Question 11. In a ΔABC, ∠A = x^o, ∠B = 3x^o, ∠C = y^o. If 3y – 5x = 30, prove that the triangle is right angled.

Solution: 

We need to prove that ΔABC is right angled.

Given that,

∠A = x^o, ∠B = 3x^o and ∠C = y^o

As we know that,

Sum of the three angles in a triangle is 180o (Angle sum property of a triangle)

∠A + ∠B + ∠C = 180^o

x + 3x + y = 180

4x + y = 180 —————-(i)

3y – 5x = 30 ————-(ii) (Given)

To solve (i) and (ii),

Multiplying equation (i) by 3 and we get,

12x + 36y = 540 ————-(iii)

Now, subtracting equation (ii) from equation (iii) and we get,

17x = 510

x = 510/17 = 30

Substituting the value of x = 30o in equation (i) and we get,

4x + y = 180

120 + y = 180

y = 180 – 120 = 60

Thus the angles ∠A, ∠B and ∠C are calculated to be

∠A = xo = 30^o

∠B = 3xo = 90^o

∠C = yo = 60^o

A right angled triangle is a triangle with any one side right angled to other, i.e., 90^o to other.

and here we have ∠B = 90^o.

Therefore, the triangle ABC is right angled.
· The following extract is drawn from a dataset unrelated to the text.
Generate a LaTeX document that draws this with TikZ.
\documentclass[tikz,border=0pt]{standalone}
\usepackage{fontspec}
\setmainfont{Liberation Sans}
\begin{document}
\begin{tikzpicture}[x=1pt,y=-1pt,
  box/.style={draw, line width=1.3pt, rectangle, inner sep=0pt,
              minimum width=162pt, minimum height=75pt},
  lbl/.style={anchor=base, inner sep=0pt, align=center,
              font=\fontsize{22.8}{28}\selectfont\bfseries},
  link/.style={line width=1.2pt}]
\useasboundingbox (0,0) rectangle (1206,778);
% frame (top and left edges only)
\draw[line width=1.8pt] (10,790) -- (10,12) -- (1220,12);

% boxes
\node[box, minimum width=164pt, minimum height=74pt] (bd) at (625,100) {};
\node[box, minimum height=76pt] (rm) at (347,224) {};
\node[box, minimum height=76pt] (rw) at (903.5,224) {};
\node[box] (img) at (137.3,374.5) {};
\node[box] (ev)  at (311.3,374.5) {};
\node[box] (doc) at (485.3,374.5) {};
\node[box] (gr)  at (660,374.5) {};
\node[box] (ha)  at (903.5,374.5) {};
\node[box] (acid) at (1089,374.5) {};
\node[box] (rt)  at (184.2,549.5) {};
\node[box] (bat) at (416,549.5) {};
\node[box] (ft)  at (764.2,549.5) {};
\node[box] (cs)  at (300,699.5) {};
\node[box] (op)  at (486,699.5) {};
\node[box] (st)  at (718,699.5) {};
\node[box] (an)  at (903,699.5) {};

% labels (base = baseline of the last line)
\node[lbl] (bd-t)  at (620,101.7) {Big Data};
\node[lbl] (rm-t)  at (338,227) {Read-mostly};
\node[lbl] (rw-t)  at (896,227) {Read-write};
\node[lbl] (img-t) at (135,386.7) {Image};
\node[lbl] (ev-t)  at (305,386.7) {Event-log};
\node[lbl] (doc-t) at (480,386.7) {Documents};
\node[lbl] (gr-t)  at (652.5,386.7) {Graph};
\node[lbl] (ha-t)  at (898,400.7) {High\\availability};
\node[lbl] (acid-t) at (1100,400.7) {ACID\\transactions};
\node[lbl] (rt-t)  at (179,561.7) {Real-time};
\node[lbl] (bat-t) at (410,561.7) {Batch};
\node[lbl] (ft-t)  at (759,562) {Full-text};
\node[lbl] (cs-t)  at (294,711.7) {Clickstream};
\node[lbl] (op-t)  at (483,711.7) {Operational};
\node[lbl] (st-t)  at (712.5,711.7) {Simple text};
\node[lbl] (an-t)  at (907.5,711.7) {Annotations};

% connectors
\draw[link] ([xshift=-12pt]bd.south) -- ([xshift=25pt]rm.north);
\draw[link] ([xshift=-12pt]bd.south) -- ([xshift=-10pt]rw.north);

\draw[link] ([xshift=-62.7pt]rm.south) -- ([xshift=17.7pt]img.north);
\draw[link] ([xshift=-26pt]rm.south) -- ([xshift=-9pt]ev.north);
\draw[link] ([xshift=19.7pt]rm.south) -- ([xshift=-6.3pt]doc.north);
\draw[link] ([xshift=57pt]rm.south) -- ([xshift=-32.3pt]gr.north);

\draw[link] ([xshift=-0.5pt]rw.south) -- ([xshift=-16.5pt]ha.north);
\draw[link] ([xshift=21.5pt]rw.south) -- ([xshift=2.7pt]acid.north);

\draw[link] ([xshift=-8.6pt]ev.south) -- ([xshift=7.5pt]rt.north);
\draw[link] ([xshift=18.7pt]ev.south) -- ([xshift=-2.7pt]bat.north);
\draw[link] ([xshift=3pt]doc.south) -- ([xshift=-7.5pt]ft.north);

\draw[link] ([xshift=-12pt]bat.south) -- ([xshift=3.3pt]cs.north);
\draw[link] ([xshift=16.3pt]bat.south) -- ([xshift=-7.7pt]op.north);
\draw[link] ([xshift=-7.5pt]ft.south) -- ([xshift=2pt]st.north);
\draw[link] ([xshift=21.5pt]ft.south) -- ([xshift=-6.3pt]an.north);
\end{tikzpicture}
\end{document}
Hence, proved.

Question 12. The car hire charges in a city comprise of a fixed charges together with the charge for the distance covered. For a journey of 12 km, the charge paid is ₹ 89 and for a journey of 20 km, the charge paid is ₹ 145. What will a person have to pay for travelling a distance of 30 km?

Solution: 

Let the fixed charge of the car be ₹ x and,

Let the variable charges of the car be ₹ y per km.
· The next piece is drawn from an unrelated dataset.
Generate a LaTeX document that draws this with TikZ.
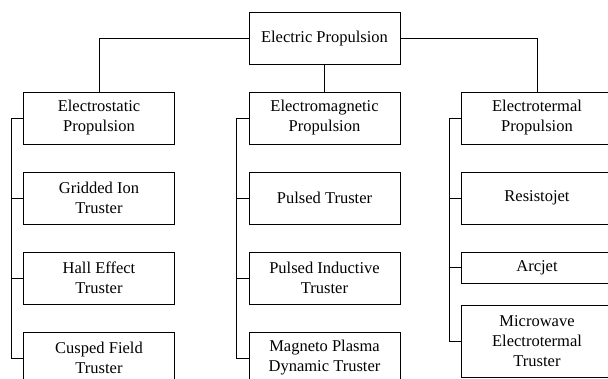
\documentclass[tikz,border=0pt]{standalone}
\usepackage{fontspec}
\setmainfont{Liberation Serif}
\begin{document}
\begin{tikzpicture}[x=1pt,y=1pt,
  box/.style={draw, line width=0.9pt, minimum width=151pt, minimum height=52pt, inner sep=0pt, align=center, font=\fontsize{16.5}{20}\selectfont},
  link/.style={draw, line width=0.9pt}]
\clip (0,0) rectangle (608,378);
\useasboundingbox (0,0) rectangle (608,378);
\node[box] (top) at (324.5,339.5) {Electric Propulsion};
\node[box] (es) at (99,260) {Electrostatic\\Propulsion};
\node[box] (em) at (324.5,260) {Electromagnetic\\Propulsion};
\node[box] (et) at (537,260) {Electrotermal\\Propulsion};
% left column
\node[box] (gi) at (99,180) {Gridded Ion\\Truster};
\node[box] (he) at (99,100) {Hall Effect\\Truster};
\node[box] (cf) at (99,20) {Cusped Field\\Truster};
% middle column
\node[box] (pt) at (324.5,180) {Pulsed Truster};
\node[box] (pi) at (324.5,100) {Pulsed Inductive\\Truster};
\node[box] (mp) at (324.5,20) {Magneto Plasma\\Dynamic Truster};
% right column
\node[box] (rj) at (537,180) {Resistojet};
\node[box, minimum height=31pt] (aj) at (537,110.5) {Arcjet};
\node[box, minimum height=72pt] (mw) at (537,37) {Microwave\\Electrotermal\\Truster};
% connectors
\draw[link] (top.west) -| (es.north);
\draw[link] (top.east) -| (et.north);
\draw[link] (top.south) -- (em.north);
\draw[link] (es.west) -- ++(-12,0) |- (cf.west);
\draw[link] (gi.west) -- ++(-12,0);
\draw[link] (he.west) -- ++(-12,0);
\draw[link] (em.west) -- ++(-12,0) |- (mp.west);
\draw[link] (pt.west) -- ++(-12,0);
\draw[link] (pi.west) -- ++(-12,0);
\draw[link] (et.west) -- ++(-12,0) |- (mw.west);
\draw[link] (rj.west) -- ++(-12,0);
\draw[link] (aj.west) -- ++(-12,0);
\end{tikzpicture}
\end{document}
therefore the equations become,

x + 12y = 89 ————–(i)

x + 20y = 145 ————–(ii)

Now, by solving (i) and (ii) we can find the charges.
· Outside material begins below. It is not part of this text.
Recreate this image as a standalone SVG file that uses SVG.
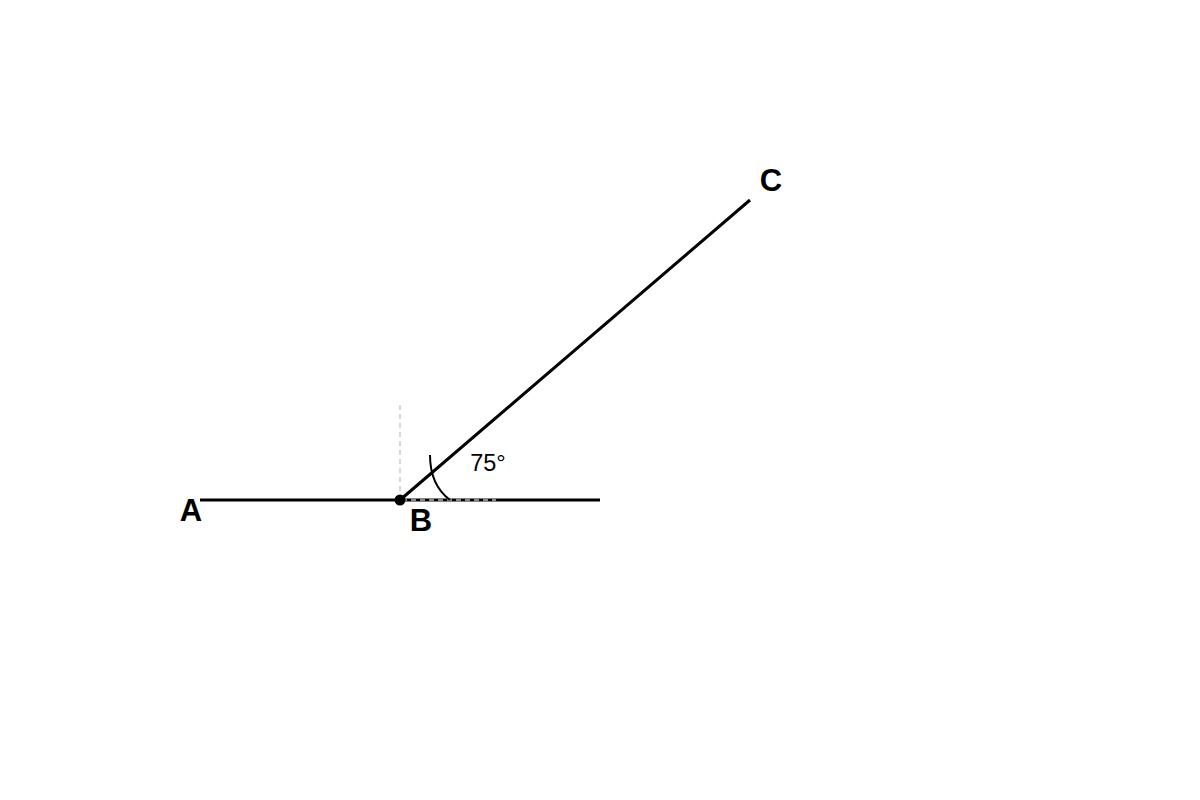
<svg xmlns="http://www.w3.org/2000/svg" width="1200" height="800" viewBox="0 0 1200 800">
<style>
.ln{stroke:#000;stroke-width:3;fill:none;stroke-linecap:butt}
.lbl{font-family:"Liberation Sans",Arial,sans-serif;font-weight:bold;font-size:31px;fill:#000;text-anchor:middle}
.ang{font-family:"Liberation Sans",Arial,sans-serif;font-size:23.5px;fill:#000;text-anchor:middle}
</style>
<rect width="1200" height="800" fill="#fff"/>
<g id="connectors">
<line class="ln" x1="200" y1="500" x2="600" y2="500"/>
<line class="ln" x1="400" y1="500" x2="750" y2="200"/>
<line x1="400" y1="405" x2="400" y2="500" stroke="#ccc" stroke-width="1.5" stroke-dasharray="5,4"/>
<line x1="402" y1="500" x2="496" y2="500" stroke="#888" stroke-width="3" stroke-dasharray="5,4"/>
<path d="M 430 455 Q 430 485 450 500" stroke="#000" stroke-width="2" fill="none"/>
</g>
<g id="node-A"><text class="lbl" x="191" y="521">A</text></g>
<g id="node-B"><circle cx="400" cy="500" r="5.5" fill="#000"/><text class="lbl" x="421" y="531">B</text></g>
<g id="node-C"><text class="lbl" x="771" y="191">C</text></g>
<g id="angle"><text class="ang" x="488" y="471">75°</text></g>
</svg>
Subtract (i) from (ii) and we get,

-8y = -56

y = −56 − 8 = 7

now, substitute the value of y in equation (i) and we get,

x + 12y = 89

x + 84 = 89

x = 89 – 84 = 5

Thus, the total charges for travelling a distance of 30 km can be calculated as: x + 30y

x + 30y = 5 + 210 = ₹ 215

Therefore, a person has to pay ₹ 215 for travelling a distance of 30 km by the car.